»»

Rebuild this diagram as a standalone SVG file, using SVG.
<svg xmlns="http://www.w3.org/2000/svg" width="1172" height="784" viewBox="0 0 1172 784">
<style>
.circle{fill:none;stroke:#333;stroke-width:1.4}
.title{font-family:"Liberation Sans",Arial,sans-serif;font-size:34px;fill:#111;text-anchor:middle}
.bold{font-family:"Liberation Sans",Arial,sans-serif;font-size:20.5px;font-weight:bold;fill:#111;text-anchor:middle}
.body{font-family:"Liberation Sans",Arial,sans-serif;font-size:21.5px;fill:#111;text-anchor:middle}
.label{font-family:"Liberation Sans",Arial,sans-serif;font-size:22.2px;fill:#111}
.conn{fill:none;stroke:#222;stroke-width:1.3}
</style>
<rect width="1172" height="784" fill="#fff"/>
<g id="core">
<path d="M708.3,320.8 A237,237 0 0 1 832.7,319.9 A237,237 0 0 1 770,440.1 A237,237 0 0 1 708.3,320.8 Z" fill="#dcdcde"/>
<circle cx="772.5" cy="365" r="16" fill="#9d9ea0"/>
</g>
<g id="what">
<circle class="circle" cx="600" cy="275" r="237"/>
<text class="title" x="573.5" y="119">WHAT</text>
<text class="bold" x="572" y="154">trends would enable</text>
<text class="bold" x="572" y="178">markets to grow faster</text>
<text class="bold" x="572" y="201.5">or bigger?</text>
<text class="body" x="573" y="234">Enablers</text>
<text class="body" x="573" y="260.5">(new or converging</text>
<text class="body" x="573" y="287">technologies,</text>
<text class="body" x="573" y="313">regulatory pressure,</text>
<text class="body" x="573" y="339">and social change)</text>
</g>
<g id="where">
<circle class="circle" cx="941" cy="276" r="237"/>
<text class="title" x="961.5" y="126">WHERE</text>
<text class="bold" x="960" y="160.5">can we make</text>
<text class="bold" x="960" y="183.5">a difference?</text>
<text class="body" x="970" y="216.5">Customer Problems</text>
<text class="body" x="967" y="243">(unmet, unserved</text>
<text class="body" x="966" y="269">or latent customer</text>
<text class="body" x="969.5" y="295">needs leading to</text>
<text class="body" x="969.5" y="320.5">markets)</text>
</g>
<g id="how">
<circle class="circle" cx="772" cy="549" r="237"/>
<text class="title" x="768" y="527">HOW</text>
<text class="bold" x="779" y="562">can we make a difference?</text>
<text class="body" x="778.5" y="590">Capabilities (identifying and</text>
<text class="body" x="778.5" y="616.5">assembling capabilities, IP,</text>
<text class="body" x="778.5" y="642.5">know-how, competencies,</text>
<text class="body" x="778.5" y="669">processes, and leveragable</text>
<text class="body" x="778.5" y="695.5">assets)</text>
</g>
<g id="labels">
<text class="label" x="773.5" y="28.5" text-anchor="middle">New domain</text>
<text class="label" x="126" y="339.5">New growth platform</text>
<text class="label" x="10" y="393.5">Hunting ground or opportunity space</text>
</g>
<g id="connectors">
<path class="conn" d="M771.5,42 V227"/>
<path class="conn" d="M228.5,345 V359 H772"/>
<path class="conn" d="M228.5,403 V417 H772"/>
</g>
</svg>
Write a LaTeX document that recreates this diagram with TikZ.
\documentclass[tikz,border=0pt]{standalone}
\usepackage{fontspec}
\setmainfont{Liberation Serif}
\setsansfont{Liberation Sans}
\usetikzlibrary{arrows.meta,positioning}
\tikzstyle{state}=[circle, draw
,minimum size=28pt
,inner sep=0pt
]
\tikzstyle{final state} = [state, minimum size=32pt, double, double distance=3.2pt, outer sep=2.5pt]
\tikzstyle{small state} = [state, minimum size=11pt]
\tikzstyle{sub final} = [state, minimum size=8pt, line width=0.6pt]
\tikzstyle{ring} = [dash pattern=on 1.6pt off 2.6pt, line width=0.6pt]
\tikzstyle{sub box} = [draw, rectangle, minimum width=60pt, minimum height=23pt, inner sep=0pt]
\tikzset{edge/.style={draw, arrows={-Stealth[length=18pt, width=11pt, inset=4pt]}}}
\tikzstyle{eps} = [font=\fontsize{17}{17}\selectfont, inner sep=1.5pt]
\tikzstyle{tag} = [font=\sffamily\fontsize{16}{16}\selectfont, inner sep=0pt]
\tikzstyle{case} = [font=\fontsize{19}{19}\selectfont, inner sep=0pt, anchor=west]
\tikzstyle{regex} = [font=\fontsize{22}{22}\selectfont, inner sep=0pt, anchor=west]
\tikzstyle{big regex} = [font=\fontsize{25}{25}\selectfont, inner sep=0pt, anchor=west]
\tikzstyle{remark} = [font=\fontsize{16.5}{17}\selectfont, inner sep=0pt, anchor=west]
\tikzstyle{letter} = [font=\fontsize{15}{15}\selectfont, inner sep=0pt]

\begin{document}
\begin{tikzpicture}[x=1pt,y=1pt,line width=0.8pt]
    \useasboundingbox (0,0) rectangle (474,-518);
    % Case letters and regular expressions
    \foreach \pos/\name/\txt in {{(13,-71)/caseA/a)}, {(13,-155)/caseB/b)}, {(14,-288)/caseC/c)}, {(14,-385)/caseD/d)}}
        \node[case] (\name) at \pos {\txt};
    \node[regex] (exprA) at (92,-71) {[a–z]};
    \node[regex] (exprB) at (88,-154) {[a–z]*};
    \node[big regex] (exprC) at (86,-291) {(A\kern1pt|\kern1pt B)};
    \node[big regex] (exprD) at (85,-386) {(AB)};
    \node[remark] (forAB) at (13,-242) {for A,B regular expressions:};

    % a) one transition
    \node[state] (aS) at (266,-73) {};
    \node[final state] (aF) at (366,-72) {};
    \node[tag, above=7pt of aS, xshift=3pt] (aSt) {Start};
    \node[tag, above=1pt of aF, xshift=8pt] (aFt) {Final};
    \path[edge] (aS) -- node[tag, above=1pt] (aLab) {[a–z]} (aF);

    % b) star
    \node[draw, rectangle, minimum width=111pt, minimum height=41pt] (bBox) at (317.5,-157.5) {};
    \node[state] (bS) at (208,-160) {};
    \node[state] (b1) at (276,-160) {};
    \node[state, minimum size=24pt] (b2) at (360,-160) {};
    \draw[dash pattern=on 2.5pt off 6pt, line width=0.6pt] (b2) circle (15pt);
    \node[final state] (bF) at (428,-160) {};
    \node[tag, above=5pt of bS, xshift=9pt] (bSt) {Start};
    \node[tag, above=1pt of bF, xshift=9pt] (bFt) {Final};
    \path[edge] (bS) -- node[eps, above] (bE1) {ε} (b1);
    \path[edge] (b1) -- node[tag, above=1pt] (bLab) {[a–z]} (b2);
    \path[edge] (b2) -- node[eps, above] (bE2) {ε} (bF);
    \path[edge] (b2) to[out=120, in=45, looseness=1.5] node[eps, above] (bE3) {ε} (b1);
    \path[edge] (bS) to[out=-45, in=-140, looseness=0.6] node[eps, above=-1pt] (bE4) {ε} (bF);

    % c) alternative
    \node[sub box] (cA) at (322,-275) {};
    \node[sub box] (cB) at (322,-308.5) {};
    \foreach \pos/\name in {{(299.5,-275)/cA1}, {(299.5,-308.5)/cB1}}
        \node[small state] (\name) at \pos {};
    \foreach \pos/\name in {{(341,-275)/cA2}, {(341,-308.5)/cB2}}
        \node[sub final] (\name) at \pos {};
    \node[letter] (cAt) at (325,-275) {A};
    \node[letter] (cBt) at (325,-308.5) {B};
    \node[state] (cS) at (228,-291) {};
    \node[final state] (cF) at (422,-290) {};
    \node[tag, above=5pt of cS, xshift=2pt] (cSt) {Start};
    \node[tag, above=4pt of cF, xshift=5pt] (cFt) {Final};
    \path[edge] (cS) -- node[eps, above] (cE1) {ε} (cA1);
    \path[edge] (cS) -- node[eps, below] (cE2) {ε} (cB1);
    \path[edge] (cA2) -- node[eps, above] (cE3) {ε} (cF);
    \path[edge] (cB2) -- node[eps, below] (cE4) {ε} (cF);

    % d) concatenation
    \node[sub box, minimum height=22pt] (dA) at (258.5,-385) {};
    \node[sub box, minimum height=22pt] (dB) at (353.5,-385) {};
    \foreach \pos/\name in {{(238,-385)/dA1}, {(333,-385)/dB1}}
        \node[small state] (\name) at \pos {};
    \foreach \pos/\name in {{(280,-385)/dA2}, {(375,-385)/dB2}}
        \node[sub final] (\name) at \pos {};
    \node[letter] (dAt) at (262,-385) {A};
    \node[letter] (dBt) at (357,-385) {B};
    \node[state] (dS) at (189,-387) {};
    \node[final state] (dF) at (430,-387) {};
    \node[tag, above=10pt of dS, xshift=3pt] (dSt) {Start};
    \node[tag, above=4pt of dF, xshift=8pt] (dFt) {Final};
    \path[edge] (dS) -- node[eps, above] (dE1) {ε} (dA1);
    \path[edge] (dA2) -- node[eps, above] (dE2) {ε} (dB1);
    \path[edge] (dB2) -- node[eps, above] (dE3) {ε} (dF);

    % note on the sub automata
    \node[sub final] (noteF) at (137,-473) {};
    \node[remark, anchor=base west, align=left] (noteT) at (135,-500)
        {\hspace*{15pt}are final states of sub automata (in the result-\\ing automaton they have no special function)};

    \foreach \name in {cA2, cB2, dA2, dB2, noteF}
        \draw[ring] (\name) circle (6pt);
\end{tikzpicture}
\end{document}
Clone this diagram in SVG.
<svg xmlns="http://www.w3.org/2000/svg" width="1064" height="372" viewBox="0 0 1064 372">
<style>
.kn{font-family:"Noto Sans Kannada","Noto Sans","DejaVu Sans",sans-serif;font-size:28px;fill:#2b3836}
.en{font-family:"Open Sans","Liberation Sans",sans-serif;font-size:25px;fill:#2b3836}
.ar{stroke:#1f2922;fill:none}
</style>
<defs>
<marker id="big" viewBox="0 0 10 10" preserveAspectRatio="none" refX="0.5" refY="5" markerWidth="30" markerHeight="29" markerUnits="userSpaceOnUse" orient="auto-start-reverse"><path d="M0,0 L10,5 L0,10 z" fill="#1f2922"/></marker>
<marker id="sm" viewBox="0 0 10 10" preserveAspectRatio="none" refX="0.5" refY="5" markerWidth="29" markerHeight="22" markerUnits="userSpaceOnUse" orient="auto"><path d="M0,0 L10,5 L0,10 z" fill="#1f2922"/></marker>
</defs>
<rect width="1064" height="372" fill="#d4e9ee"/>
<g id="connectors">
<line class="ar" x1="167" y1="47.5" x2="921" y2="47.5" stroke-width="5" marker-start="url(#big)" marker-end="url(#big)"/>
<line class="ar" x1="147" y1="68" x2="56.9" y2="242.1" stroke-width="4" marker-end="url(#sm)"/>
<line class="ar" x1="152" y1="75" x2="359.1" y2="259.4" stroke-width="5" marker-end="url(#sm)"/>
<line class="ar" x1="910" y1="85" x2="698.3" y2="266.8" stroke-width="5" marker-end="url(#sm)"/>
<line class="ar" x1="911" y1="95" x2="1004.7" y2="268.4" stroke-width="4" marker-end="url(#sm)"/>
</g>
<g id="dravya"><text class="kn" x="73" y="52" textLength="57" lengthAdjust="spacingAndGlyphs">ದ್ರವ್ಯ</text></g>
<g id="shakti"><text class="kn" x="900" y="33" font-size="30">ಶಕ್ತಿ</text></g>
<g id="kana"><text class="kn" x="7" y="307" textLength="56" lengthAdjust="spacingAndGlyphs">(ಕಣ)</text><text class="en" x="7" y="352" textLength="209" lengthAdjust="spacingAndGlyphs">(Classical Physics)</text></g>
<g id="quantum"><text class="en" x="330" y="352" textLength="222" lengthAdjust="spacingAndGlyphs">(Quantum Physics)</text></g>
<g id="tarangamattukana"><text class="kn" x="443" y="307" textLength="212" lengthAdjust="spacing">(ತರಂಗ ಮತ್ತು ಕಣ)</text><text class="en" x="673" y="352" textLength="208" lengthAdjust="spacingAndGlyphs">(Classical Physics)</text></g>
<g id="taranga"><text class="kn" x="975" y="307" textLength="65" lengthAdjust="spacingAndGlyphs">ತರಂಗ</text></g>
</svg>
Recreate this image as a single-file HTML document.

««

▶ **Stated problem**: Pick out each line in the material containing "this".

▶ **Task response**:
Rebuild this diagram as a standalone SVG file, using SVG.
Write a LaTeX document that recreates this diagram with TikZ.
Clone this diagram in SVG.
Recreate this image as a single-file HTML document.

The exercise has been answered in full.